I have to admit that my having Attention Deficit Disorder (ADD) has not always been such a pleasant experience for my family. I can be scattered and forgetful. I start things with great intentions—but even the greatest intentions don’t guarantee that projects actually get done. So they stack and collect dust in the “someday” corner . . . you get the idea.
I felt a little better when I learned I may be in good company. Some say that the artist Pablo Picasso, authors Emily Dickinson, Ralph Waldo Emerson, and Virginia Woolf, and composer Wolfgang Amadeus Mozart had ADD. Henry Ford, Malcolm Forbes, Lewis and Clark, Jim Carrey, Alexander Graham Bell, Thomas Edison, and Albert Einstein have been considered by certain experts as having this mental . . .
Whatever you call it, ADD’s a label: Attention Deficit Disorder describes symptoms and struggles across a spectrum.
But a label does not define a person. We are often quick to classify others before considering how Scripture defines each of us. Psalm 139 defines each life as unique, thought of, important, wonderfully complex, marvelous, and precious. In contrast, we label people medically, physically, emotionally, mentally, relationally—forgetting that people are more than just labels.

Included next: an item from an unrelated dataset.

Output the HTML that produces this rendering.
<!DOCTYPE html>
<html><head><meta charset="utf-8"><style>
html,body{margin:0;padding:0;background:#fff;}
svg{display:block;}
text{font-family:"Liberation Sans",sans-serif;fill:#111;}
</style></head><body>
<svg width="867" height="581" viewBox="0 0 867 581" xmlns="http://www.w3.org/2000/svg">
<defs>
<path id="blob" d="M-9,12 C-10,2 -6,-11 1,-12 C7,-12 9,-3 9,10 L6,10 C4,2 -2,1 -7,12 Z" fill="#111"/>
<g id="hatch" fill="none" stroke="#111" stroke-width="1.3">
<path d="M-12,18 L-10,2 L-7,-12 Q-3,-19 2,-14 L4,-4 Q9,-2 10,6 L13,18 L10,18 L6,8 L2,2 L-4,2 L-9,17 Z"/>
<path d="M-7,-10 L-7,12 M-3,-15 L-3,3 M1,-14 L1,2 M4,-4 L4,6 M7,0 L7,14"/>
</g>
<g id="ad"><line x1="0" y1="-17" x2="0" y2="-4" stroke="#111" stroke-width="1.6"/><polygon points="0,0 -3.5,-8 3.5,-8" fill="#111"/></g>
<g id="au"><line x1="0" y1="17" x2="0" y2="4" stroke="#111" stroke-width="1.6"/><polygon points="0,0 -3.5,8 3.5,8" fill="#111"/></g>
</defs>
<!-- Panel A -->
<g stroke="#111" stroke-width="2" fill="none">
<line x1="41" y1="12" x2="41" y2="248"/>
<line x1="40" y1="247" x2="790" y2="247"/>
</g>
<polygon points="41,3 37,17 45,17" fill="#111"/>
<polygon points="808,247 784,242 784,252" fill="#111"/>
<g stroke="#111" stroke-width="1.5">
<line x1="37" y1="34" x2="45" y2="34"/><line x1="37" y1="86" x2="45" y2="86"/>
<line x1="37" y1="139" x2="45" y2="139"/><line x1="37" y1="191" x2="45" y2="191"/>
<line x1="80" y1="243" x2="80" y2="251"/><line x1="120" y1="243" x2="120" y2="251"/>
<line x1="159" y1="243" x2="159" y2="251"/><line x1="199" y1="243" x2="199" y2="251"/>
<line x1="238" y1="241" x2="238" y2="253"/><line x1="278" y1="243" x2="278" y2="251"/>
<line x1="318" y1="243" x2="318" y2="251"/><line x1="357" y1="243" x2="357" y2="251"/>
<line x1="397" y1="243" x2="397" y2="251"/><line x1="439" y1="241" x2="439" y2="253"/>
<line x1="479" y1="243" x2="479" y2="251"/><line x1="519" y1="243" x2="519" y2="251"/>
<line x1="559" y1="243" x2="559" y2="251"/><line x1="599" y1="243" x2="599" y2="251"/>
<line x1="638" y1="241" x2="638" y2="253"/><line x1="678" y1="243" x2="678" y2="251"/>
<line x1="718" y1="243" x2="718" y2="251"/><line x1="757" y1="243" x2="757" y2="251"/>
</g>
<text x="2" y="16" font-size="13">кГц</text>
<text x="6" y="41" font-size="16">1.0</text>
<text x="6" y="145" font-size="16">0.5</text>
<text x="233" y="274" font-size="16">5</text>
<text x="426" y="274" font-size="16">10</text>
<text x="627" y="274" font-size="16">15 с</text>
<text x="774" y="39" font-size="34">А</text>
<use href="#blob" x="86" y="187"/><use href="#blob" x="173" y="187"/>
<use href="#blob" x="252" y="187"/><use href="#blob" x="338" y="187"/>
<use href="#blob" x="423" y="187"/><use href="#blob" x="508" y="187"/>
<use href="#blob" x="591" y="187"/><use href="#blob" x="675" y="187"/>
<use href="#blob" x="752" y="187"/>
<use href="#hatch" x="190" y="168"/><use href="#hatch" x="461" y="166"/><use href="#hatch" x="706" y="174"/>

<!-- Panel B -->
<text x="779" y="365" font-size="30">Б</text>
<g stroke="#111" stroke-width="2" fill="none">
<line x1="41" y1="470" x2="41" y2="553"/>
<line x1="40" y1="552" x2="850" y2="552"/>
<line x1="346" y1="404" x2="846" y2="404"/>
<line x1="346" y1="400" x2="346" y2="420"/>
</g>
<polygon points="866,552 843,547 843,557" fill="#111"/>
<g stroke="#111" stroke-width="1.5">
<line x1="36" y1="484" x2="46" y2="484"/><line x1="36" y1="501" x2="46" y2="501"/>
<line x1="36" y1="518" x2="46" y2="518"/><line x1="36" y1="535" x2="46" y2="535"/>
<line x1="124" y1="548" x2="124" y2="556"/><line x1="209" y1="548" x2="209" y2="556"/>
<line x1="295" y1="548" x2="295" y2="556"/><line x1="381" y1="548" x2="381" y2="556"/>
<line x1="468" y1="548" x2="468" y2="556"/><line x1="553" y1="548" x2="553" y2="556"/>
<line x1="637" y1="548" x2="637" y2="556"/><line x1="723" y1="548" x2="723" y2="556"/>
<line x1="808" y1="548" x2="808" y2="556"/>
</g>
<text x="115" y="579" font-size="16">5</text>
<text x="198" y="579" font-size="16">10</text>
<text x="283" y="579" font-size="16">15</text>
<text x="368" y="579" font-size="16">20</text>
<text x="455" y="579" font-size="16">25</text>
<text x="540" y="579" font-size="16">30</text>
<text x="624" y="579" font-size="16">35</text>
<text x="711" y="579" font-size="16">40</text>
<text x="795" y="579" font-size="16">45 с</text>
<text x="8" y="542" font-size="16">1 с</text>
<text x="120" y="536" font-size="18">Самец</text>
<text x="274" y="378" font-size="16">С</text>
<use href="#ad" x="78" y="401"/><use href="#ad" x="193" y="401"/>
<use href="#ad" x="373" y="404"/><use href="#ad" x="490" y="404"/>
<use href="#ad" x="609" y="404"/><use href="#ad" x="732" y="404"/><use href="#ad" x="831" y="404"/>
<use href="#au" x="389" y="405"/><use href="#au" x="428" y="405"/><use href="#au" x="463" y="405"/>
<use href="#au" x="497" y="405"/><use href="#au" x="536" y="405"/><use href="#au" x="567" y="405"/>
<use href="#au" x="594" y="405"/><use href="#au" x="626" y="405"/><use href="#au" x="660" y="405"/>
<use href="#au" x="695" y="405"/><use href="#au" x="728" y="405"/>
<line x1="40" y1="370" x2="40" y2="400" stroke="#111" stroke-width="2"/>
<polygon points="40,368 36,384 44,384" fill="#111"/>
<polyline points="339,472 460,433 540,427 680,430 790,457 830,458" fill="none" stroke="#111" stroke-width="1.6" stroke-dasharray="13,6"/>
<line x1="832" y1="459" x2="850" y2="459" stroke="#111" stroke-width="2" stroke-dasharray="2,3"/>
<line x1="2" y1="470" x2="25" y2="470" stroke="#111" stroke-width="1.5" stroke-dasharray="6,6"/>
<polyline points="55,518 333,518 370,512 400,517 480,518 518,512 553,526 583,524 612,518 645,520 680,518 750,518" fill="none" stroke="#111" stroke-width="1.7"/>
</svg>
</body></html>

I was reminded of this just the other day.
Mirrors and Musings
Years ago, I began to write notes to myself. I taped a Sharpie marker to my bathroom mirror and made lists. This practice has saved me from many mistakes or mishaps over time. I have listed countless things, but the most valuable have been related to character development. Currently, in big, bright red letters I have written:
- How do you want to be remembered?
- What is most important?
- What act of courage did I achieve today?
- Was I clear, courageous, considerate?
In the past, I have written verses, character qualities to develop, and many other ideas that test the popular talk of society.
What I had not realized is that my kids took notice, because I found they, too, had taken a Sharpie to their bathroom mirrors . . . even though they don’t have ADD.
One day, I needed tissue, and the boys’ bathroom was the closest. I visit their bathroom like I visit the Emergency Room—only when the situation is critical. But while stretching to reach the box of tissue without touching anything else, I spotted these character development challenges on my son’s mirror:
- Be a leader.
- Do the right thing.
- Don’t be lazy.
- Learn to play.
- Work now, play later.
Recently I saw that my daughter had written these words from 1 Corinthians 13 on her mirror:
Love is patient and kind. Love is not jealous or boastful or proud or rude. It does not demand its own way. It is not irritable, and it keeps no record of being wronged. Love never gives up, never loses faith, is always hopeful, and endures through every circumstance. (1 Corinthians 13:4–5, 7 NLT)
What Reflects Our Worth Most of All
Because of my mirror-writing habit, stemming from what culture considers my human flaw, my kids have picked up some wisdom about mirrors—the best mirrors reflect our development and character, and they focus on God rather than on our fleeting outward appearance.
We need to remember and remind ourselves of our inherent value and worth in God’s eyes rather than listen to human voices telling us what to treasure and what to label. It’s time to trash the labels—those we wear and those we place on others—and instead treasure the truths Christ communicates about us in His Word.
If you were to pick up a Sharpie and write on your mirror some messages to remember, would they reflect who God made you to be? What are you telling yourself these days?
I challenge you: pick up a Sharpie. Then tell me who you really are.